Not waiting will be a risk, exactly how much risk, I don’t think anyone can tell you.
It comes down to, can you afford to replace your Framework 12? If not, I’d advise you to drag out your backup system.
It would be good to take it all apart, remove battery and mainboard and see if any liquid reached under it.
It will dry quicker in bits. Try to find some fans to blow air over it.
The advice above is conservative and likely the best your going to get.
Your at a university, you may have options.
Any friends you can borrow a device from?
Does your university have a computer lab or devices you can check out? (The university my son attends has laptops students can check out.)

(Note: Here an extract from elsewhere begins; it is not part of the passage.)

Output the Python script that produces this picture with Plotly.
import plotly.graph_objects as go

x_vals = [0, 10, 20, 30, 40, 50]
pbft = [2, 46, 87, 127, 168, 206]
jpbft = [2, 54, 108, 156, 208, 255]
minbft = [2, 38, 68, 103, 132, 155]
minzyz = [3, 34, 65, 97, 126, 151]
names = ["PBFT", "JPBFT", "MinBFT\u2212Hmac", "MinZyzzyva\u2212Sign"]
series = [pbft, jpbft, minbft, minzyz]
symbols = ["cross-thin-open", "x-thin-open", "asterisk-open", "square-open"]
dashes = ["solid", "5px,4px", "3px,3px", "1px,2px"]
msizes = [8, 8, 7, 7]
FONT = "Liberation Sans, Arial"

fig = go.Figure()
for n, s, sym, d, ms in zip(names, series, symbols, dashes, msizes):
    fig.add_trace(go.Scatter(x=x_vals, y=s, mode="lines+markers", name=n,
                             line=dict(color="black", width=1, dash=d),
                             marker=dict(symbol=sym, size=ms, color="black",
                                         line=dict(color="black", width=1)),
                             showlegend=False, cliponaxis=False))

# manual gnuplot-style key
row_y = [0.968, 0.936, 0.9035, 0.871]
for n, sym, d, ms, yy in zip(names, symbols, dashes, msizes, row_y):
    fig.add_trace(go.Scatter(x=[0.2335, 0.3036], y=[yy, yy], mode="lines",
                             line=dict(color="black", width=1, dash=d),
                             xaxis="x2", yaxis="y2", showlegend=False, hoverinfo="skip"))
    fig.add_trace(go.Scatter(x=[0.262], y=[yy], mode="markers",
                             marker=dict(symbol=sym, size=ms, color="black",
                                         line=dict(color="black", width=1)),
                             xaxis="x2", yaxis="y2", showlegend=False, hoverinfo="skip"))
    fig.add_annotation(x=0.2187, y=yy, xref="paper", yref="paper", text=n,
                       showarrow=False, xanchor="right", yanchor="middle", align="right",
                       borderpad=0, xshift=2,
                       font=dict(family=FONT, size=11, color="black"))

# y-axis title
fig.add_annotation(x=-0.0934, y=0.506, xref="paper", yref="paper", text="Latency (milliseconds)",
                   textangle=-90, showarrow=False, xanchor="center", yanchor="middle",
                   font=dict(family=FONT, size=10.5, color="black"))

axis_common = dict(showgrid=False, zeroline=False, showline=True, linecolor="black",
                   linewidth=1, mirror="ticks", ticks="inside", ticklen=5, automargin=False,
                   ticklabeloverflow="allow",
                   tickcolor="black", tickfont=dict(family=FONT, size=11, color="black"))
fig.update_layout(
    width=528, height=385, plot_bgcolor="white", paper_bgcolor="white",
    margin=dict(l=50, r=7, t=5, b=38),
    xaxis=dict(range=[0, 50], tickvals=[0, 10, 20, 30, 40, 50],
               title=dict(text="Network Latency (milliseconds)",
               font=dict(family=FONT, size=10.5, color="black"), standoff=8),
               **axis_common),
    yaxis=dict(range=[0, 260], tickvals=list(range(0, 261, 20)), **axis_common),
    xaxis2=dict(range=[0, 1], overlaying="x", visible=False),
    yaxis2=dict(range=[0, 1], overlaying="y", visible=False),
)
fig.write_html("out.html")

will your professor accept a hand written paper?
If this were my device, I would disassemble as much as possible any part that came in contact with liquid, visually inspect it for signs of liquid, blot that dry, possibly use a small amount of isopropyl alcohol to clean off the liquid, and let it air dry at ambient disassembled.
If your willing to take more risk after the step above, you can try a hair dryer at low or other source of dry air to gently warm the components that got wet. If you use external heat, keep the temperature below 60 Deg C (about 140 deg F) - you should be able to touch it with your hands.

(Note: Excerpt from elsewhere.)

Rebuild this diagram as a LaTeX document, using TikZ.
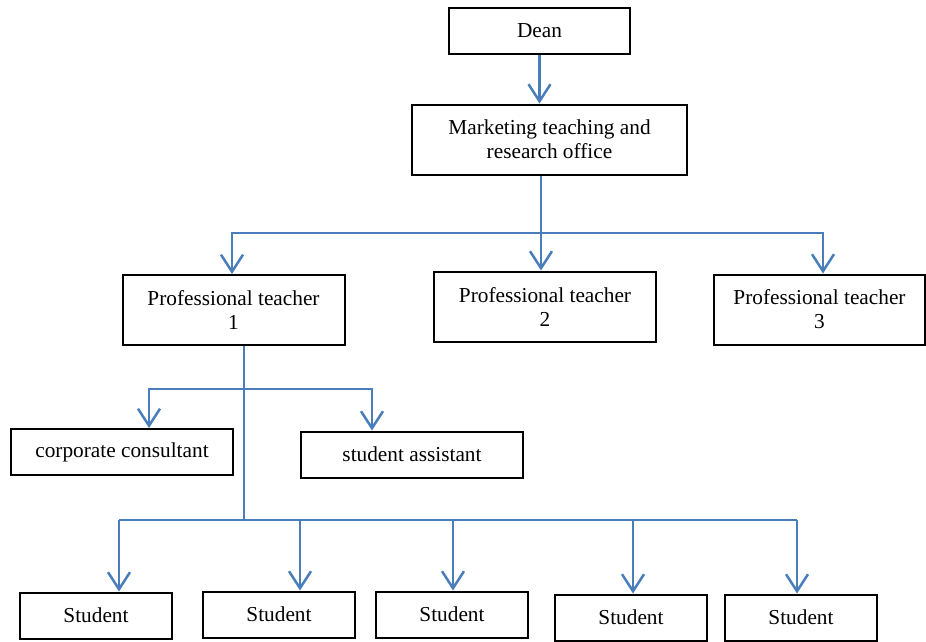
\documentclass[tikz,border=0pt]{standalone}
\usepackage{fontspec}
\setmainfont{Liberation Serif}
\usetikzlibrary{arrows.meta,calc}
\definecolor{linkblue}{RGB}{74,126,187}

\begin{document}
\begin{tikzpicture}[x=1pt,y=-1pt,every node/.style={inner sep=1pt},
  box/.style={draw=black,line width=2pt,minimum width=222pt,minimum height=70pt,
    align=center,font=\fontsize{21.3}{24}\selectfont},
  smallbox/.style={box,minimum height=46pt},
  studentbox/.style={box,minimum width=152pt,minimum height=46pt},
  link/.style={draw=linkblue,line width=2.5pt},
  arr/.style={link,-{Straight Barb[length=17pt,width=22pt]}}]
  \useasboundingbox (0,0) rectangle (926,641);

  % boxes
  \node [smallbox,minimum width=181pt] (dean) at (539.5,31) {Dean};
  \node [box,minimum width=275pt] (office) at (549.5,139.5)
    {Marketing teaching and\\research office};
  \node [box] (pt1) at (233.5,310) {Professional teacher\\1};
  \node [box] (pt2) at (545,306.5) {Professional teacher\\2};
  \node [box,minimum width=211pt] (pt3) at (819.5,309.5) {Professional teacher\\3};
  \node [smallbox] (cc) at (122,452) {corporate consultant};
  \node [smallbox] (sa) at (412,454.5) {student assistant};
  \node [studentbox] (st1) at (96,615.5) {Student};
  \node [studentbox] (st2) at (279,614.5) {Student};
  \node [studentbox] (st3) at (452,614.5) {Student};
  \node [studentbox] (st4) at (631,617.5) {Student};
  \node [studentbox] (st5) at (801,617.5) {Student};

  % dean to office
  \draw [arr] (dean.south) -- (dean.south |- office.north);

  % office to teachers
  \coordinate (hub) at (541,233);
  \coordinate (hubL) at (232,233);
  \coordinate (hubR) at (823,233);
  \draw [link] (hub |- office.south) -- (hub);
  \draw [arr] (hub) -- (hubL) -- (hubL |- pt1.north);
  \draw [arr] (hub) -- (hubR) -- (hubR |- pt3.north);
  \draw [arr] (hub) -- (hub |- pt2.north);

  % teacher 1 to helpers
  \coordinate (trunk) at (244,389);
  \coordinate (base) at (244,521);
  \coordinate (cL) at (149,389);
  \coordinate (cR) at (372,389);
  \draw [link] (trunk |- pt1.south) -- (base);
  \draw [arr] (trunk) -- (cL) -- (cL |- cc.north);
  \draw [arr] (trunk) -- (cR) -- (cR |- sa.north);

  % teacher 1 to students
  \draw [link] (119,520) coordinate (sL) -- (797,520) coordinate (sR);
  \foreach \n/\x in {1/119,2/300,3/453,4/633,5/797} {
    \coordinate (s\n) at (\x,520);
    \draw [arr] (s\n) -- (s\n |- st\n.north);
  }

\end{tikzpicture}
\end{document}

You could use a desiccant (some people recommend uncooked dry rice but I’d still wait the 48 hours using rice if it was my device). Do you have access to a university chem lab?

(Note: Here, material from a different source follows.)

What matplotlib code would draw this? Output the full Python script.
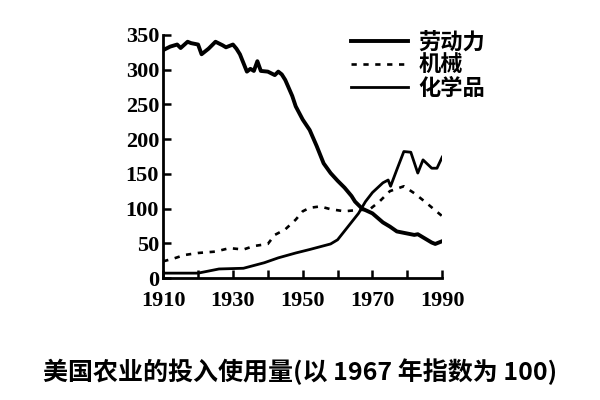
import matplotlib.pyplot as plt

plt.rcParams['font.family'] = ['Noto Sans CJK SC', 'DejaVu Sans']

# 劳动力
labor_years = [1910, 1912, 1914, 1915, 1917, 1918, 1920, 1921, 1923, 1925, 1927, 1928,
               1930, 1931, 1932, 1934, 1935, 1936, 1937, 1938, 1940, 1942, 1943, 1944,
               1945, 1947, 1948, 1950, 1952, 1954, 1956, 1958, 1960, 1962, 1964, 1965,
               1967, 1970, 1973, 1975, 1977, 1980, 1982, 1983, 1985, 1987, 1988, 1990]
labor = [328, 333, 336, 331, 340, 338, 336, 322, 330, 340, 335, 332,
         336, 330, 322, 297, 301, 298, 312, 298, 297, 292, 297, 293,
         285, 262, 247, 228, 213, 190, 165, 151, 140, 130, 118, 110,
         100, 93, 80, 74, 67, 64, 62, 63, 57, 51, 49, 53]

# 机械
mach_years = [1910, 1913, 1916, 1920, 1925, 1929, 1933, 1936, 1940, 1942, 1945,
              1948, 1950, 1952, 1955, 1958, 1962, 1966, 1969, 1972, 1975, 1979,
              1982, 1985, 1990]
machinery = [24, 28, 33, 36, 38, 43, 41, 46, 49, 62, 70,
             84, 96, 101, 103, 99, 96, 98, 98, 110, 125, 132,
             122, 110, 89]

# 化学品
chem_years = [1910, 1920, 1926, 1933, 1939, 1943, 1948, 1952, 1955, 1958, 1960,
              1963, 1966, 1968, 1970, 1973, 1974.5, 1975.2, 1977, 1979, 1981,
              1983, 1984.5, 1987, 1988.5, 1990]
chemicals = [7, 7, 13, 14, 22, 29, 36, 41, 45, 49, 55,
             74, 93, 110, 123, 137, 141, 132, 156, 182, 181,
             151, 170, 158, 158, 174]

fig = plt.figure(figsize=(6, 4), dpi=100)
ax = fig.add_axes([0.272, 0.305, 0.465, 0.608])

ax.plot(labor_years, labor, color='black', linewidth=2.8, label='劳动力')
ax.plot(mach_years, machinery, color='black', linewidth=1.9, linestyle=(0, (2, 2.5)), label='机械')
ax.plot(chem_years, chemicals, color='black', linewidth=2.0, label='化学品')

ax.set_xlim(1910, 1990)
ax.set_ylim(0, 350)
ax.set_xticks(range(1910, 1991, 10))
ax.set_xticklabels([str(y) if (y - 1910) % 20 == 0 else '' for y in range(1910, 1991, 10)])
ax.set_yticks(range(0, 351, 50))

for s in ['top', 'right']:
    ax.spines[s].set_visible(False)
for s in ['left', 'bottom']:
    ax.spines[s].set_linewidth(2)

ax.tick_params(axis='both', direction='in', length=6, width=1.8)
ax.tick_params(axis='x', pad=9)
ax.tick_params(axis='y', pad=3)
for lab in ax.get_xticklabels() + ax.get_yticklabels():
    lab.set_fontfamily('Liberation Serif')
    lab.set_fontweight('bold')
    lab.set_fontsize(16)

leg = ax.legend(loc='upper left', bbox_to_anchor=(0.6, 1.1), frameon=False,
                handlelength=2.6, handletextpad=0.45, labelspacing=0.0,
                prop={'family': 'Noto Sans CJK SC', 'weight': 'bold', 'size': 16})

fig.text(0.5, 0.07, '美国农业的投入使用量(以 1967 年指数为 100)', ha='center', va='center',
         fontsize=18, fontweight='bold')

fig.savefig('out.png', dpi=100)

How much water spilled on other parts? If only the input cover is affected, you can remove that and run the computer using a USB keyboard, as long as the mainboard and the expansion cards got ZERO water on them.
If there are water spill on other parts as well, remove the battery to avoid additional damage then remove the SSD and install it on the Alienware, an Alienware typically has 2 SSD slots you can keep the original one and extract the data from the other one.
If you have or can borrow an M.2 SSD enclosure, use that on the Alienware or a university computer instead, easier than opening up another laptop.
Do a complete tear down. Hand dry any liquid present on parts. Blow dry everything on low or no heat until you are confident it is dry. Take compressed air to the keyboard and blow any liquid out, then blow dry…however the correct answer is to do all of the above and break out your backup to use. I would not risk a $1000+ laptop because of a deadline. I would still do the above but let it air dry after that in a well ventilated situation.
TLDR: Bust out the janky backup and run with it then take care of the detailing of your Framework.
Update: Thank you all for the advice and for telling me to wait it out. Turns out a HUGE Linux exploit got publicly revealed later that exact same evening, so it’s probably for the best that I moved to the backup plan of borrowing someone’s laptop! Even if the machine would have been physically fine (not sure yet, it’s still drying), the cybersecurity sure wasn’t. :V
Doubt that would have impacted you in this case unless writing your paper involved running random stuff from the internet. It is a very spicy exploit but not like the laptop being on would have instapwned you.
Either way I would sugest taking the ssd out before booting it the first time in case the water actually damaged stuff your data might still survive.